Japanese Film Festival 2011 What To See

Time to enjoy some foreign cinema. The Japanese Film Festival started in annual show at the New Beverly last friday. This year's collection was more of the indie Japanese movie scene, so bigger name Japanese movies didn't make it in. They still have a fun collection this year and there are still more scheduled showing next weekend.







April 16 (Sat)
12:00 pm "The Back of Destiny""Twice Bombed, Twice Survived"*
2:15 pm "Twice Bombed The Legacy of Yamaguchi Tsutomu"*
4:15 pm "Shodo Girls-Blue Blue Sky"
6:50 pm "The Billion Yen Jackpot"
*Director Hidetaka Inazuka is scheduled to appear.
April 17 (Sun)
12:00 pm "Ashes to Honey"
2:30 pm Short Film Series
"The Lost Samurai""Turning Japanese""Mirror in the Mirror""OROKA""Summer Bookmobile""Snow Flowers""Half Kenneth"

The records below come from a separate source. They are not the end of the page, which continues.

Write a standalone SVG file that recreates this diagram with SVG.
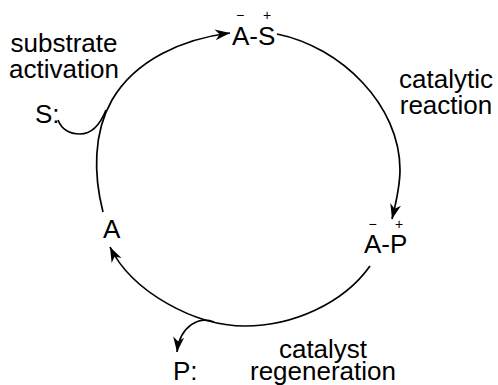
<svg xmlns="http://www.w3.org/2000/svg" width="498" height="385" viewBox="0 0 498 385">
<style>
text{font-family:"Liberation Sans",Helvetica,Arial,sans-serif;fill:#000}
.lbl{font-size:26px}
.chg{font-size:14px;text-anchor:middle;fill:#000}
.mid{text-anchor:middle}
.arc{fill:none;stroke:#000;stroke-width:1.7}
</style>
<defs>
<marker id="ah" markerUnits="userSpaceOnUse" markerWidth="20" markerHeight="14" viewBox="-16 -7 18 14" refX="0" refY="0" orient="auto">
<path d="M0,0 L-15,-5.5 L-10.5,0 L-15,5.5 Z" fill="#000"/>
</marker>
</defs>
<g id="connectors">
<path class="arc" d="M103,212 C93.5,175 93,133 112,100 C135.5,59.5 183.4,38.8 230,33" marker-end="url(#ah)"/>
<path class="arc" d="M277,34 C341,47 400,105 400,170 C400,186 396,203 392,219" marker-end="url(#ah)"/>
<path class="arc" d="M370,266 C343,304 292,326 245,326 C195,326 132,292 110,247" marker-end="url(#ah)"/>
<path class="arc" d="M58,120 C62,130 70,134 80,134 C92,134 100,125 106,110"/>
<path class="arc" d="M214,322 C200,316 180,325 177,352" marker-end="url(#ah)"/>
</g>
<g id="AS">
<text class="lbl" x="232" y="45">A-S</text>
<text class="chg" x="240" y="20">−</text>
<text class="chg" x="267" y="20">+</text>
</g>
<g id="AP">
<text class="lbl" x="364" y="253">A-P</text>
<text class="chg" x="372.5" y="229">−</text>
<text class="chg" x="399" y="229">+</text>
</g>
<g id="A"><text class="lbl" x="103" y="238">A</text></g>
<g id="S"><text class="lbl" x="35" y="123">S:</text></g>
<g id="P"><text class="lbl" x="173" y="380">P:</text></g>
<g id="lbl-activation">
<text class="lbl mid" x="64" y="52">substrate</text>
<text class="lbl mid" x="64" y="78">activation</text>
</g>
<g id="lbl-reaction">
<text class="lbl mid" x="446" y="88">catalytic</text>
<text class="lbl mid" x="446" y="114">reaction</text>
</g>
<g id="lbl-regeneration">
<text class="lbl mid" x="323" y="358">catalyst</text>
<text class="lbl mid" x="323" y="380">regeneration</text>
</g>
</svg>
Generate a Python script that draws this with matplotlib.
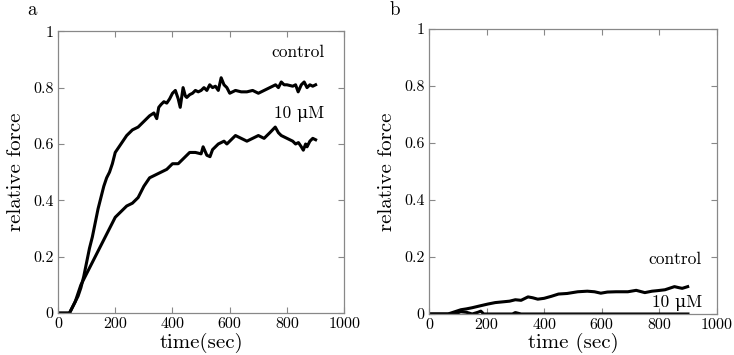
import matplotlib
matplotlib.use('Agg')
import matplotlib.pyplot as plt
from matplotlib.ticker import FuncFormatter

plt.rcParams['font.family'] = ['cmr10', 'DejaVu Serif']
plt.rcParams['axes.formatter.use_mathtext'] = True

# panel a: control
t_a_ctrl = [0, 20, 40, 50, 60, 70, 80, 90, 100, 110, 120, 130, 140, 150, 160, 170, 180,
            190, 200, 220, 240, 260, 280, 300, 320, 335, 345, 352, 360, 370, 380, 390,
            400, 410, 420, 427, 437, 445, 450, 460, 470, 480, 490, 500, 510, 520, 530,
            540, 550, 560, 570, 580, 590, 600, 620, 640, 660, 680, 700, 720, 740, 760,
            770, 780, 790, 800, 820, 830, 839, 850, 860, 870, 880, 890, 900]
f_a_ctrl = [0, 0, 0, 0.02, 0.04, 0.06, 0.09, 0.13, 0.18, 0.23, 0.27, 0.32, 0.37, 0.41,
            0.45, 0.48, 0.50, 0.53, 0.57, 0.60, 0.63, 0.65, 0.66, 0.68, 0.70, 0.71, 0.69,
            0.73, 0.74, 0.75, 0.745, 0.76, 0.78, 0.79, 0.76, 0.73, 0.80, 0.77, 0.765,
            0.775, 0.78, 0.79, 0.785, 0.79, 0.80, 0.79, 0.81, 0.80, 0.805, 0.79, 0.835,
            0.81, 0.80, 0.78, 0.79, 0.785, 0.785, 0.79, 0.78, 0.79, 0.80, 0.81, 0.80,
            0.82, 0.81, 0.81, 0.805, 0.81, 0.785, 0.81, 0.82, 0.80, 0.81, 0.805, 0.81]

# panel a: 10 uM
t_a_drug = [0, 20, 40, 50, 60, 70, 80, 90, 100, 120, 140, 160, 180, 200, 220, 240, 260,
            280, 290, 300, 320, 340, 360, 380, 400, 420, 440, 460, 480, 500, 507, 520,
            531, 540, 560, 580, 590, 600, 610, 620, 640, 660, 680, 700, 720, 740, 759,
            770, 780, 800, 820, 830, 840, 850, 857, 865, 870, 880, 890, 900]
f_a_drug = [0, 0, 0, 0.02, 0.04, 0.07, 0.10, 0.12, 0.14, 0.18, 0.22, 0.26, 0.30, 0.34,
            0.36, 0.38, 0.39, 0.41, 0.43, 0.45, 0.48, 0.49, 0.50, 0.51, 0.53, 0.53, 0.55,
            0.57, 0.57, 0.565, 0.59, 0.56, 0.555, 0.58, 0.60, 0.61, 0.60, 0.61, 0.62,
            0.63, 0.62, 0.61, 0.62, 0.63, 0.62, 0.64, 0.66, 0.64, 0.63, 0.62, 0.61, 0.60,
            0.605, 0.59, 0.578, 0.60, 0.59, 0.61, 0.62, 0.615]

# panel b: control
t_b_ctrl = [0, 40, 66, 90, 111, 130, 150, 175, 205, 230, 250, 280, 300, 320, 344, 360,
            378, 400, 425, 450, 480, 517, 550, 575, 597, 620, 650, 691, 720, 750, 775,
            795, 820, 853, 870, 880, 899]
f_b_ctrl = [0, 0, 0, 0.008, 0.015, 0.018, 0.022, 0.028, 0.035, 0.04, 0.042, 0.045,
            0.05, 0.048, 0.06, 0.057, 0.052, 0.055, 0.062, 0.07, 0.072, 0.078, 0.08,
            0.078, 0.073, 0.077, 0.078, 0.078, 0.083, 0.075, 0.08, 0.082, 0.085, 0.096,
            0.092, 0.09, 0.096]

# panel b: 10 uM
t_b_drug = [0, 90, 110, 130, 150, 170, 180, 190, 220, 290, 300, 320, 340, 900]
f_b_drug = [0, 0, 0.008, 0.006, 0, 0.006, 0.01, 0, 0, 0, 0.005, 0, 0, 0]

xticks = [0, 200, 400, 600, 800, 1000]
yticks = [0, 0.2, 0.4, 0.6, 0.8, 1]


def fmt(v, pos):
    return '%g' % v


fig = plt.figure(figsize=(7.34, 3.55), dpi=100)
ax1 = fig.add_axes([0.079, 0.118, 0.390, 0.794])
ax2 = fig.add_axes([0.5845, 0.1155, 0.392, 0.803])

panels = [
    (ax1, t_a_ctrl, f_a_ctrl, t_a_drug, f_a_drug, 'time(sec)',
     (930, 0.925), (930, 0.705)),
    (ax2, t_b_ctrl, f_b_ctrl, t_b_drug, f_b_drug, 'time (sec)',
     (948, 0.193), (950, 0.038)),
]

for ax, tc, fc, td, fd, xl, pc, pd in panels:
    ax.plot(tc, fc, color='black', lw=2.2)
    ax.plot(td, fd, color='black', lw=2.2)
    ax.set_xlim(0, 1000)
    ax.set_ylim(0, 1)
    ax.set_xticks(xticks)
    ax.set_yticks(yticks)
    ax.xaxis.set_major_formatter(FuncFormatter(fmt))
    ax.yaxis.set_major_formatter(FuncFormatter(fmt))
    ax.tick_params(direction='in', top=True, right=True, labelsize=11.5,
                   color='#888888', length=4, pad=3)
    for s in ax.spines.values():
        s.set_color('#888888')
        s.set_linewidth(0.9)
    ax.set_xlabel(xl, fontsize=15, labelpad=1)
    ax.set_ylabel('relative force', fontsize=15, labelpad=6)
    ax.text(pc[0], pc[1], 'control', ha='right', va='center', fontsize=12.5)
    ax.text(pd[0], pd[1], '10 μM', ha='right', va='center', fontsize=12.5)

fig.text(0.037, 0.972, 'a', fontsize=13.5, ha='left', va='center')
fig.text(0.531, 0.972, 'b', fontsize=13.5, ha='left', va='center')

fig.savefig('out.png', dpi=100)
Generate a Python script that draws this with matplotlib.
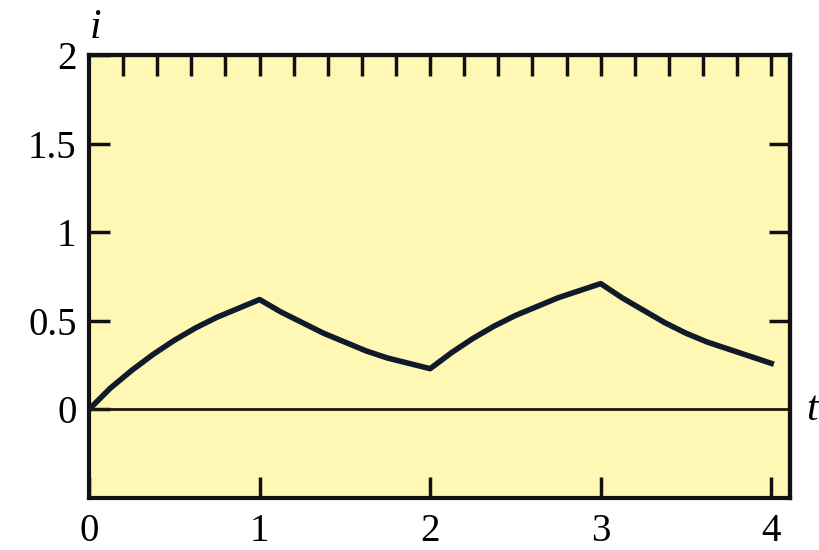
import matplotlib
matplotlib.use("Agg")
import matplotlib.pyplot as plt

t_vals = [0, 0.125, 0.25, 0.375, 0.5, 0.625, 0.75, 0.875, 1.0,
          1.125, 1.25, 1.375, 1.5, 1.625, 1.75, 1.875, 2.0,
          2.125, 2.25, 2.375, 2.5, 2.625, 2.75, 2.875, 3.0,
          3.125, 3.25, 3.375, 3.5, 3.625, 3.75, 3.875, 4.0]
i_vals = [0, 0.12, 0.22, 0.31, 0.39, 0.46, 0.52, 0.57, 0.62,
          0.55, 0.49, 0.43, 0.38, 0.33, 0.29, 0.26, 0.23,
          0.32, 0.40, 0.47, 0.53, 0.58, 0.63, 0.67, 0.71,
          0.63, 0.56, 0.49, 0.43, 0.38, 0.34, 0.30, 0.26]

x_ticks = [0, 1, 2, 3, 4]
x_ticklabels = ["0", "1", "2", "3", "4"]
y_ticks = [0, 0.5, 1, 1.5, 2]
y_ticklabels = ["0", "0.5", "1", "1.5", "2"]
top_ticks = [round(0.2 * k, 1) for k in range(1, 21)]
right_ticks = [0.5, 1, 1.5]

plt.rcParams['font.family'] = ['Liberation Serif', 'DejaVu Serif']

fig = plt.figure(figsize=(8.19, 5.5), dpi=100)
ax = fig.add_axes([0.1087, 0.0945, 0.8559, 0.8055])
ax.set_facecolor('#fff8b4')

ax.plot(t_vals, i_vals, color='#111a2a', lw=4, solid_joinstyle='round', zorder=3)
ax.axhline(0, color='#1a1a10', lw=2, zorder=2)

ax.set_xlim(0, 4.11)
ax.set_ylim(-0.5, 2)

for s in ax.spines.values():
    s.set_linewidth(3)
    s.set_color('#111111')

ax.set_xticks(x_ticks)
ax.set_xticklabels(x_ticklabels)
ax.set_yticks(y_ticks)
ax.set_yticklabels(y_ticklabels)
ax.tick_params(axis='both', direction='in', length=15, width=2.5, labelsize=28,
               color='#111111', pad=9)
ax.tick_params(axis='x', pad=11)

top = ax.secondary_xaxis('top')
top.set_xticks(top_ticks)
top.tick_params(direction='in', length=15, width=2.5, labeltop=False, color='#111111')
top.spines['top'].set_linewidth(3)

right = ax.secondary_yaxis('right')
right.set_yticks(right_ticks)
right.tick_params(direction='in', length=15, width=2.5, labelright=False, color='#111111')
right.spines['right'].set_linewidth(3)

fig.text(90 / 819, 1 - 28 / 550, 'i', fontsize=30, style='italic', ha='left', va='center')
fig.text(806 / 819, 1 - 410 / 550, 't', fontsize=30, style='italic', ha='left', va='center')

fig.savefig('out.png', dpi=100)
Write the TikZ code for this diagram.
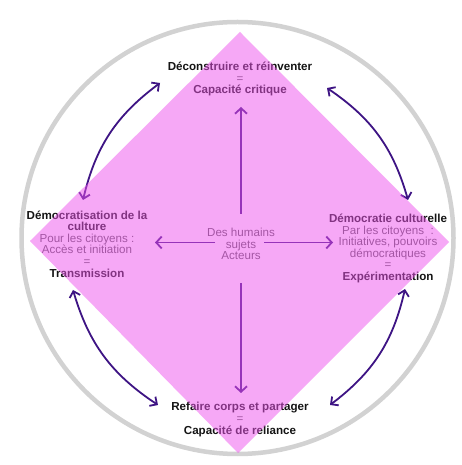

I had pleasure of seeing The Billion Yen Jackpot. A Japanese celebrity  personality Terry Itoh  tried to make a billion yen by licensing a character like Hello Kitty. The movie shows you the steps it takes to do so. You follow him and the 6 girls he hired to help him. The girls seem to be out of work. Some parts have to be fake and staged, but you really see how hard it is to break into the licensing industry.

Terry travels to Las Vegas and LA to sell Nanity, a bat character that looks darn cute. What's funny is how the character evolves over time. The different products they try and sell with the character adorned make you think about are ad culture worldwide. They try everything. From underwear to golf bags.


Hardships are plenty for the 6 girls and Terry who can't seem to make anyone buy the character. The movies is a great stepping stone into Japanese culture. Fashion, food and mannerisms are shown. Everyone just seems more polite.

I only wonder why the festival is so spread out. It took place at the New Bev, and in Little Tokyo, next is Torrance. Next week we see the Indian film festival taking place at the Arclight Hollywood and only the arclight. I think I would have liked it more of the festival was at the Downtown Independent right next to Little Tokyo, but it was accommodating the L.A. Comedy Shorts Festival this weekend.
I think the Japanese Film Festival just needs support and they seem to be taking no profit this year. I believe all proceeds are going to Japan to deal with the awful crisis the has happened. It's a great festival and I hope next year they can get some better known movies like the Symbol or even Eva 2.0 or the next Takashi Miike movie.

Be sure to check out the rest of the festival this weekend.